WHAT YOU HAVE TO DO: Do not repeat pictures. Repeat exactly the lines of the listing below from its first line through the line with "(3.41, 29.0)]".

====== INFORMATION SHOWN ======

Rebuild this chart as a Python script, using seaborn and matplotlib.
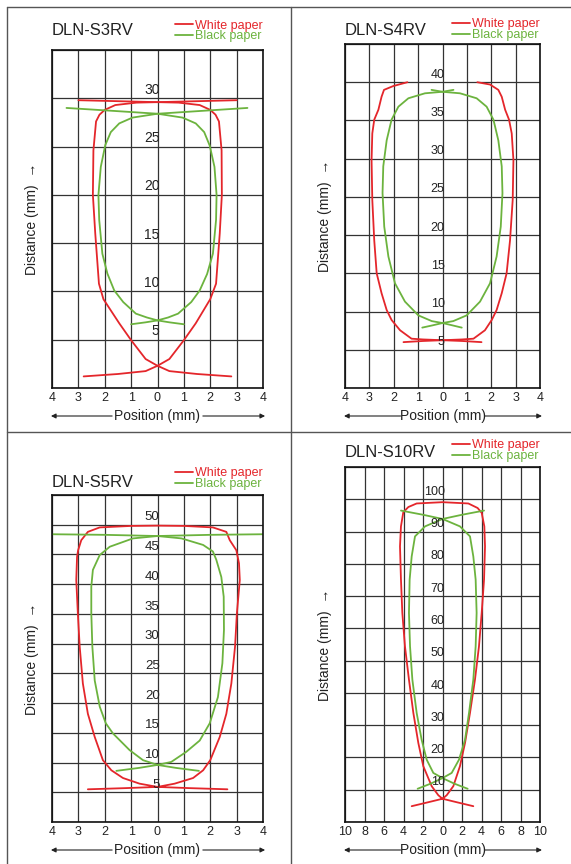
import numpy as np
import pandas as pd
import matplotlib.pyplot as plt
import matplotlib.transforms as mtransforms
from matplotlib.lines import Line2D
import seaborn as sns

# --- Data: detection areas ---
# x = position (mm), y = distance (mm). Each curve is drawn as one or two branches
# which cross each other near the ends of the spot.
papers = ['White paper', 'Black paper']
colors = {'White paper': '#e4262b', 'Black paper': '#6cb33e'}

# DLN-S3RV
s3_white_1 = [(-2.8, 1.2), (-1.5, 1.45), (-0.45, 1.75), (0.0, 2.3), (0.45, 3.0), (1.0, 4.95),
              (1.45, 6.7), (2.0, 9.2), (2.22, 10.8), (2.36, 16.0), (2.44, 20.0), (2.43, 24.6),
              (2.33, 27.6), (2.2, 28.3), (2.0, 28.8), (1.6, 29.3), (0.8, 29.55), (0.0, 29.6),
              (-1.5, 29.7), (-3.0, 29.8)]
s3_white_2 = [(2.8, 1.2), (1.5, 1.45), (0.45, 1.75), (0.0, 2.3), (-0.45, 3.0), (-1.0, 4.95),
              (-1.45, 6.7), (-2.05, 9.2), (-2.22, 10.8), (-2.36, 16.0), (-2.45, 20.0), (-2.43, 24.6),
              (-2.33, 27.6), (-2.2, 28.3), (-2.0, 28.8), (-1.6, 29.3), (-0.8, 29.55), (0.0, 29.6),
              (1.5, 29.7), (3.0, 29.8)]
s3_black_1 = [(-1.0, 6.6), (-0.45, 6.8), (0.0, 7.0), (0.4, 7.3), (0.78, 7.7), (1.28, 8.9),
              (1.6, 10.1), (1.88, 11.8), (2.1, 13.9), (2.22, 17.4), (2.24, 20.0), (2.16, 22.9),
              (1.98, 25.1), (1.77, 26.5), (1.45, 27.4), (0.95, 28.0), (0.0, 28.4), (-1.7, 28.7),
              (-3.45, 29.0)]
s3_black_2 = [(1.0, 6.6), (0.45, 6.8), (0.0, 7.0), (-0.4, 7.3), (-0.82, 7.7), (-1.3, 8.9),
              (-1.64, 10.1), (-1.9, 11.85), (-2.09, 13.9), (-2.21, 17.4), (-2.24, 20.0), (-2.15, 22.9),
              (-1.98, 25.15), (-1.77, 26.5), (-1.45, 27.4), (-0.95, 28.0), (0.0, 28.4), (1.7, 28.7),
              (3.41, 29.0)]

# DLN-S4RV
s4_white_1 = [(-1.6, 6.0), (-0.8, 6.15), (0.0, 6.25), (0.8, 6.35), (1.27, 6.45), (1.74, 7.55),
              (2.02, 8.9), (2.22, 10.2), (2.43, 12.4), (2.63, 15.0), (2.77, 19.3), (2.88, 24.6),
              (2.91, 29.8), (2.84, 33.3), (2.73, 35.1), (2.57, 36.4), (2.43, 38.1), (2.29, 39.0),
              (1.95, 39.7), (1.43, 40.0)]
s4_white_2 = [(1.6, 6.0), (0.8, 6.15), (0.0, 6.25), (-0.8, 6.35), (-1.27, 6.45), (-1.74, 7.55),
              (-2.09, 8.9), (-2.29, 10.2), (-2.5, 12.4), (-2.7, 15.0), (-2.8, 19.3), (-2.88, 24.6),
              (-2.91, 29.8), (-2.88, 33.3), (-2.8, 35.1), (-2.63, 36.4), (-2.5, 38.1), (-2.4, 39.0),
              (-2.02, 39.5), (-1.44, 40.0)]
s4_black_1 = [(-0.83, 7.9), (-0.4, 8.2), (0.0, 8.5), (0.44, 8.75), (0.99, 9.5), (1.54, 11.3),
              (1.95, 13.7), (2.22, 17.2), (2.39, 21.1), (2.46, 25.5), (2.43, 29.0), (2.29, 32.4),
              (2.09, 35.1), (1.81, 36.8), (1.4, 37.9), (0.72, 38.55), (0.0, 38.75), (-0.45, 39.0)]
s4_black_2 = [(0.79, 7.9), (0.4, 8.2), (0.0, 8.5), (-0.44, 8.75), (-0.99, 9.5), (-1.54, 11.3),
              (-1.95, 13.7), (-2.22, 17.2), (-2.39, 21.1), (-2.46, 25.5), (-2.43, 29.0), (-2.29, 32.4),
              (-2.09, 35.1), (-1.81, 36.8), (-1.4, 37.9), (-0.72, 38.55), (0.0, 38.75), (0.45, 39.0)]

# DLN-S5RV
s5_white = [(-2.64, 5.5), (-1.2, 5.7), (0.0, 5.9), (0.65, 6.45), (1.35, 7.4), (1.73, 8.7),
            (2.0, 10.4), (2.36, 14.3), (2.61, 18.2), (2.8, 23.3), (2.94, 29.5), (3.01, 35.1),
            (3.12, 40.7), (3.09, 43.5), (2.99, 45.7), (2.74, 47.4), (2.61, 48.8), (2.1, 49.55),
            (1.0, 49.8), (0.0, 49.85), (-1.0, 49.8), (-2.19, 49.55), (-2.64, 48.8), (-2.89, 47.4),
            (-3.01, 45.7), (-3.05, 44.6), (-3.08, 40.7), (-3.02, 35.1), (-2.95, 29.5), (-2.83, 23.3),
            (-2.64, 18.2), (-2.38, 14.3), (-2.07, 10.4), (-1.75, 8.7), (-1.31, 7.4), (-0.68, 6.45),
            (0.0, 5.9), (1.2, 5.7), (2.65, 5.5)]
s5_black_1 = [(-1.56, 8.6), (-0.7, 9.1), (0.0, 9.6), (0.52, 10.1), (1.09, 11.8), (1.6, 13.7),
              (1.98, 16.6), (2.29, 21.0), (2.46, 26.7), (2.52, 32.3), (2.51, 37.9), (2.42, 41.2),
              (2.23, 44.1), (2.1, 45.5), (1.73, 46.6), (0.91, 47.7), (0.0, 48.1), (-2.0, 48.3),
              (-4.0, 48.4)]
s5_black_2 = [(1.57, 8.6), (0.7, 9.1), (0.0, 9.6), (-0.55, 10.4), (-1.06, 12.1), (-1.69, 14.9),
              (-1.96, 16.6), (-2.19, 19.4), (-2.38, 23.8), (-2.47, 29.5), (-2.51, 35.1), (-2.51, 39.6),
              (-2.45, 42.4), (-2.19, 44.9), (-1.81, 46.3), (-0.93, 47.7), (0.0, 48.1), (2.0, 48.3),
              (4.0, 48.4)]

# DLN-S10RV
s10_white = [(-3.16, 4.9), (-1.5, 6.1), (0.0, 7.2), (0.43, 8.3), (1.11, 11.1), (1.79, 17.3),
             (2.31, 24.5), (2.82, 33.8), (3.33, 44.1), (3.74, 54.4), (4.02, 64.8), (4.26, 75.1),
             (4.36, 85.4), (4.29, 91.6), (4.02, 95.8), (3.6, 97.3), (2.65, 98.7), (0.0, 99.1),
             (-2.65, 98.7), (-3.5, 97.6), (-4.02, 96.0), (-4.26, 91.6), (-4.36, 85.4), (-4.26, 75.1),
             (-4.12, 64.8), (-3.85, 54.4), (-3.44, 44.1), (-2.99, 33.8), (-2.48, 24.5), (-1.97, 17.3),
             (-1.11, 11.1), (-0.43, 8.3), (0.0, 7.2), (1.5, 6.1), (3.16, 4.9)]
s10_black_1 = [(-4.26, 96.5), (-2.0, 95.2), (0.0, 93.9), (1.79, 91.6), (2.82, 88.5), (3.16, 82.3),
               (3.4, 75.1), (3.5, 64.8), (3.4, 54.4), (3.16, 44.1), (2.72, 33.8), (2.31, 25.5),
               (1.69, 19.3), (0.94, 15.2), (0.0, 13.6), (-1.2, 11.9), (-2.55, 10.3)]
s10_black_2 = [(4.26, 96.5), (2.0, 95.2), (0.0, 93.9), (-1.79, 91.6), (-2.82, 88.5), (-3.16, 82.3),
               (-3.37, 75.1), (-3.44, 64.8), (-3.33, 54.4), (-3.09, 44.1), (-2.65, 33.8), (-2.14, 25.5),
               (-1.62, 19.3), (-0.94, 15.2), (0.0, 13.6), (1.2, 11.9), (2.58, 10.3)]

# --- Panel layout (pixel boxes on a 571x864 sheet) ---
W, H = 571, 864
panels = [
    dict(title='DLN-S3RV', box=(52, 50, 263, 388), xmax=4, xstep=1, ymax=35, ystep=5,
         head=15, legy=8, lab=10,
         curves=[('White paper', s3_white_1), ('White paper', s3_white_2),
                 ('Black paper', s3_black_1), ('Black paper', s3_black_2)]),
    dict(title='DLN-S4RV', box=(345, 44, 540, 388), xmax=4, xstep=1, ymax=45, ystep=5,
         head=9, legy=3, lab=9,
         curves=[('White paper', s4_white_1), ('White paper', s4_white_2),
                 ('Black paper', s4_black_1), ('Black paper', s4_black_2)]),
    dict(title='DLN-S5RV', box=(52, 495, 263, 822), xmax=4, xstep=1, ymax=55, ystep=5,
         head=8, legy=5, lab=9.5,
         curves=[('White paper', s5_white), ('Black paper', s5_black_1), ('Black paper', s5_black_2)]),
    dict(title='DLN-S10RV', box=(345, 467, 540, 822), xmax=10, xstep=2, ymax=110, ystep=10,
         head=10, legy=5, lab=9,
         curves=[('White paper', s10_white), ('Black paper', s10_black_1), ('Black paper', s10_black_2)]),
]

rows = []
for p in panels:
    for k, (paper, pts) in enumerate(p['curves']):
        for x, y in pts:
            rows.append({'model': p['title'], 'paper': paper, 'branch': k, 'x': x, 'y': y})
df = pd.DataFrame(rows)

sns.set_theme(style='white')
plt.rcParams['font.family'] = ['Liberation Sans', 'DejaVu Sans']

fig = plt.figure(figsize=(W / 100, H / 100), dpi=100)

# sheet frame lines
frame = '#555555'
for xs, ys in [((7, 7), (7, H)), ((7, W), (7, 7)), ((291, 291), (7, H)), ((7, W), (432, 432))]:
    fig.add_artist(Line2D([x / W for x in xs], [1 - y / H for y in ys], color=frame, lw=1.0))

for p in panels:
    l, t, r, b = p['box']
    wpx, hpx = r - l, b - t
    ax = fig.add_axes([l / W, 1 - b / H, wpx / W, hpx / H])

    sub = df[df['model'] == p['title']]
    sns.lineplot(data=sub, x='x', y='y', hue='paper', hue_order=papers, palette=colors,
                 units='branch', estimator=None, sort=False, lw=1.3, ax=ax)

    xmax, ymax = p['xmax'], p['ymax']
    ax.set_xlim(-xmax, xmax)
    ax.set_ylim(0, ymax)
    xt = np.arange(-xmax, xmax + 1, p['xstep'])
    ax.set_xticks(xt)
    ax.set_xticklabels([str(abs(v)) for v in xt], fontsize=9, color='#222222')
    ax.set_yticks(np.arange(0, ymax + 1, p['ystep']))
    ax.tick_params(length=0, labelleft=False, pad=3)
    ax.grid(True, color='#333333', lw=0.9)
    ax.set_axisbelow(True)
    for s in ax.spines.values():
        s.set_color('#111111')
        s.set_linewidth(1.2)

    # distance values written inside the grid, next to the centre line
    for v in range(p['ystep'], ymax, p['ystep']):
        ax.annotate(str(v), (0, v), xytext=(1.5, 1), textcoords='offset points',
                    ha='right', va='bottom', fontsize=p['lab'], color='#222222')

    # axis labels with arrows
    ax.set_xlabel('Position (mm)', fontsize=10, color='#222222')
    ax.xaxis.set_label_coords(0.5, -28 / hpx)
    ax.xaxis.label.set_va('center')
    ax.set_ylabel('Distance (mm)  \u2192', fontsize=10, color='#222222')
    ax.yaxis.set_label_coords(-20 / wpx, 0.5)
    ax.yaxis.label.set_va('center')
    tr = mtransforms.offset_copy(ax.transAxes, fig=fig, y=-28, units='dots')
    for x0, x1 in [(0.285, -0.005), (0.715, 1.01)]:
        ax.annotate('', xy=(x1, 0), xytext=(x0, 0), xycoords=tr, textcoords=tr,
                    arrowprops=dict(arrowstyle='-|>', color='#222222', lw=0.8,
                                    mutation_scale=7, shrinkA=0, shrinkB=0))

    # model name and legend above the grid
    ax.annotate(p['title'], (0, 1), xycoords='axes fraction', xytext=(0, p['head'] * 0.72),
                textcoords='offset points', ha='left', va='baseline', fontsize=12, color='#222222')
    leg = ax.get_legend()
    handles = leg.legend_handles
    labels = [txt.get_text() for txt in leg.get_texts()]
    ax.legend(handles, labels, loc='lower right', bbox_to_anchor=(1.0, 1 + p['legy'] / hpx),
              frameon=False, fontsize=9, handlelength=1.4, handletextpad=0.2,
              labelspacing=-0.12, borderpad=0, borderaxespad=0, labelcolor='linecolor')

fig.savefig('out.png', dpi=100)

======

RESULT FOR THIS TASK:
Rebuild this chart as a Python script, using seaborn and matplotlib.
import numpy as np
import pandas as pd
import matplotlib.pyplot as plt
import matplotlib.transforms as mtransforms
from matplotlib.lines import Line2D
import seaborn as sns

# --- Data: detection areas ---
# x = position (mm), y = distance (mm). Each curve is drawn as one or two branches
# which cross each other near the ends of the spot.
papers = ['White paper', 'Black paper']
colors = {'White paper': '#e4262b', 'Black paper': '#6cb33e'}

# DLN-S3RV
s3_white_1 = [(-2.8, 1.2), (-1.5, 1.45), (-0.45, 1.75), (0.0, 2.3), (0.45, 3.0), (1.0, 4.95),
              (1.45, 6.7), (2.0, 9.2), (2.22, 10.8), (2.36, 16.0), (2.44, 20.0), (2.43, 24.6),
              (2.33, 27.6), (2.2, 28.3), (2.0, 28.8), (1.6, 29.3), (0.8, 29.55), (0.0, 29.6),
              (-1.5, 29.7), (-3.0, 29.8)]
s3_white_2 = [(2.8, 1.2), (1.5, 1.45), (0.45, 1.75), (0.0, 2.3), (-0.45, 3.0), (-1.0, 4.95),
              (-1.45, 6.7), (-2.05, 9.2), (-2.22, 10.8), (-2.36, 16.0), (-2.45, 20.0), (-2.43, 24.6),
              (-2.33, 27.6), (-2.2, 28.3), (-2.0, 28.8), (-1.6, 29.3), (-0.8, 29.55), (0.0, 29.6),
              (1.5, 29.7), (3.0, 29.8)]
s3_black_1 = [(-1.0, 6.6), (-0.45, 6.8), (0.0, 7.0), (0.4, 7.3), (0.78, 7.7), (1.28, 8.9),
              (1.6, 10.1), (1.88, 11.8), (2.1, 13.9), (2.22, 17.4), (2.24, 20.0), (2.16, 22.9),
              (1.98, 25.1), (1.77, 26.5), (1.45, 27.4), (0.95, 28.0), (0.0, 28.4), (-1.7, 28.7),
              (-3.45, 29.0)]
s3_black_2 = [(1.0, 6.6), (0.45, 6.8), (0.0, 7.0), (-0.4, 7.3), (-0.82, 7.7), (-1.3, 8.9),
              (-1.64, 10.1), (-1.9, 11.85), (-2.09, 13.9), (-2.21, 17.4), (-2.24, 20.0), (-2.15, 22.9),
              (-1.98, 25.15), (-1.77, 26.5), (-1.45, 27.4), (-0.95, 28.0), (0.0, 28.4), (1.7, 28.7),
              (3.41, 29.0)]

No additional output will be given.